Pandemics can challenge our mental health


Adults and adolescents with existing mental health conditions may experience severe challenges caused by the uncertainty and overwhelming fear during the pandemic.

For those suffering from depression, anxiety or bipolar mood disorder, the current pandemic may have a profound impact on their mental health.

A change in perception towards mental health is needed

The outbreak of Covid-19 led to 2020 being a year of trials and immense hardship for many, as well as a new way of life no one could have expected.

Suicide, which is among the top 20 leading causes of death globally for people of all ages, continued to soar as many felt destitute and hopeless.

At the beginning of August, health minister Zweli Mkhize, in a written reply to a DA Parliamentary question in the National Council of Provinces (NCOP)1, stated that close to 1 800 people in South Africa committed suicide in the four months following the declaration of the lockdown in March.

As we start 2021, it remains clear that there is still a lot to overcome.

“Mental health has always been critically important; however, as the pandemic continues to evolve and take its toll, greater focus needs to be placed on taking care of our mental health and the mental health of those around us,” explained Johan Lombaard, clinic manager at Life Brackenview.

Life Mental Health is a leading provider of psychiatric services dedicated to mental wellness care in a holistic and caring environment where a team of experts continue to drive awareness and education around suicide and depression to reduce the stigma and ensure early intervention.

“Isolation, loss of family, financial burdens and loss of income are all triggers to the development and exacerbation of mental health conditions that in many cases require medical intervention for the safety of the patient,” said Lombaard.

“Since the start of the pandemic, we have seen that when mental health care users are admitted, the severity is much more pronounced because of a delay in seeking treatment.”

The arrival of 2021 has brought with it great apprehension for what this year will bring, with many people feeling trapped and hopeless with the challenges this year has already presented.
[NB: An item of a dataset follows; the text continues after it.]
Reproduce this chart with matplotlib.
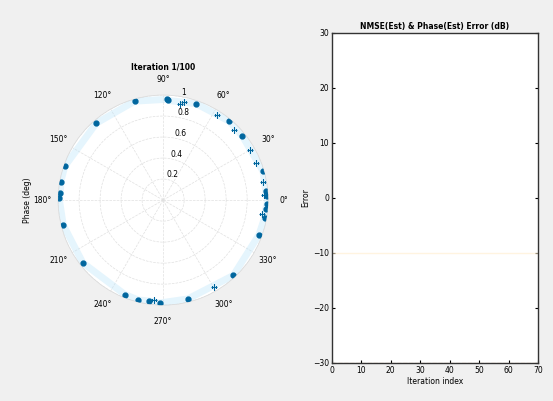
import numpy as np
import matplotlib.pyplot as plt

# phase estimates (deg) and magnitudes, first iteration
est_deg = [87, 88, 106, 131, 161, 170, 176, 179, 194, 218, 248,
           256, 262, 268, 284, 313, 340, 350, 355, 358, 2, 5, 16, 39, 50, 71]
est_mag = [0.95, 0.96, 0.98, 0.97, 0.99, 0.99, 0.98, 0.99, 0.98, 0.97, 0.97,
           0.98, 0.97, 0.98, 0.97, 0.98, 0.97, 0.98, 0.98, 0.99, 0.99, 0.98, 0.99, 0.97, 0.98, 0.97]
ref_deg = [80, 78, 58, 45, 30, 22, 10, 3, 352, 300, 265]
ref_mag = [0.93, 0.95, 0.96, 0.95, 0.96, 0.95, 0.97, 0.96, 0.95, 0.96, 0.95]

# error curves (dB) vs iteration
err_x = [0, 10, 20, 30, 40, 50, 60, 70]
err_est = [-10, -10, -10, -10, -10, -10, -10, -10]
err_floor = [-30, -30, -30, -30, -30, -30, -30, -30]
x_ticks = [0, 10, 20, 30, 40, 50, 60, 70]
y_ticks = [-30, -20, -10, 0, 10, 20, 30]

blue = (0.0, 0.40, 0.62)
plt.rcParams['font.family'] = 'DejaVu Sans'
plt.rcParams['font.size'] = 5.5

fig = plt.figure(figsize=(5.53, 4.01), dpi=100)
fig.patch.set_facecolor((0.94, 0.94, 0.94))

# ---- polar view ----
ax1 = fig.add_axes([0.105, 0.239, 0.38, 0.524], projection='polar')
th = np.deg2rad(est_deg)
order = np.argsort(th)
ax1.plot(th[order], np.array(est_mag)[order], color=(0.75, 0.9, 0.98),
         lw=5, alpha=0.4, zorder=2)
ax1.plot(th, est_mag, 'o', color=blue, ms=3.5, zorder=4)
ax1.plot(np.deg2rad(ref_deg), ref_mag, '+', color=blue, ms=4, mew=0.8, zorder=4)
ax1.set_ylim(0, 1)
ax1.set_yticks([0.2, 0.4, 0.6, 0.8, 1])
ax1.set_yticklabels(['0.2', '0.4', '0.6', '0.8', '1'])
ax1.set_rlabel_position(80)
ax1.set_thetagrids(np.arange(0, 360, 30))
ax1.grid(color=(0.88, 0.88, 0.88), lw=0.5, ls='--')
ax1.spines['polar'].set_color((0.85, 0.85, 0.85))
ax1.spines['polar'].set_linewidth(0.5)
ax1.tick_params(pad=1)
ax1.set_title('Iteration 1/100', fontsize=5.5, fontweight='bold', pad=4)
fig.text(0.05, 0.5, 'Phase (deg)', rotation=90, ha='center', va='center')

# ---- error vs iteration ----
ax2 = fig.add_axes([0.600, 0.095, 0.373, 0.823])
ax2.plot(err_x, err_est, color=(1.0, 0.93, 0.8), lw=1, alpha=0.6)
ax2.plot(err_x, err_floor, '--', color=(0.93, 0.55, 0.2), lw=0.8)
ax2.set_xlim(0, 70)
ax2.set_ylim(-30, 30)
ax2.set_xticks(x_ticks)
ax2.set_yticks(y_ticks)
ax2.tick_params(direction='in', length=2, right=True, top=False, pad=2)
for s in ax2.spines.values():
    s.set_linewidth(1.0)
    s.set_color((0.2, 0.2, 0.2))
ax2.set_title('NMSE(Est) & Phase(Est) Error (dB)', fontsize=5.5,
              fontweight='bold', pad=3)
ax2.set_xlabel('Iteration index', labelpad=2)
ax2.set_ylabel('Error', labelpad=2)

fig.savefig('out.png', dpi=100, facecolor=fig.get_facecolor())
“Covid-19 is going to be with us for a while to come. Now more than ever, an opportunity exists to destigmatise and promote a culture of acceptance of mental health that will lead the way in 2021,” said Lombaard.

The link between depression and suicide

Life Brackenview’s dedicated team is available to help you cope with feelings of uncertainty, stress, depression and anxiety.

According to statistics released by the South African Depression and Anxiety Group (Sadag), as many as one in six South Africans suffer from anxiety, depression or substance-use problems.

Furthermore, adolescent mental health and depression have become of particular concern over the past year due to increased screen time, isolation, extended school closures, limited social interaction with peers, and witnessing how their families deal with the negative effects of the pandemic and its impact.

Research has also shown that there is a direct link between depression and suicide. While most people may experience diverse moods that range from sadness to loneliness, this can often become more than just a passing mood. Undiagnosed, depression can lead to tragedy.

The immense strain continues to be placed on people and their mental state as they learn to adapt to the changes that have been brought about by the pandemic.

“People need to watch for behavioural changes in their children, relatives and friends, as well as older adults and people with disabilities who need to be reassured that it is common for people to feel distressed during this crisis. Family, friends and colleagues also need to be reminded that asking for and accepting help is a sign of strength,” explained Lombaard.

Should you or a loved one be experiencing feelings of fear, anxiety or going through a depressive episode, Life Healthcare provides private psychiatric services and acute mental health care that can effectively treat and support patients who are taking the strain.

“Coping mechanisms vary from person to person and an increase in psycho-social care is critical to ensure the well-being and livelihoods of those with mental health conditions,” concluded Lombaard.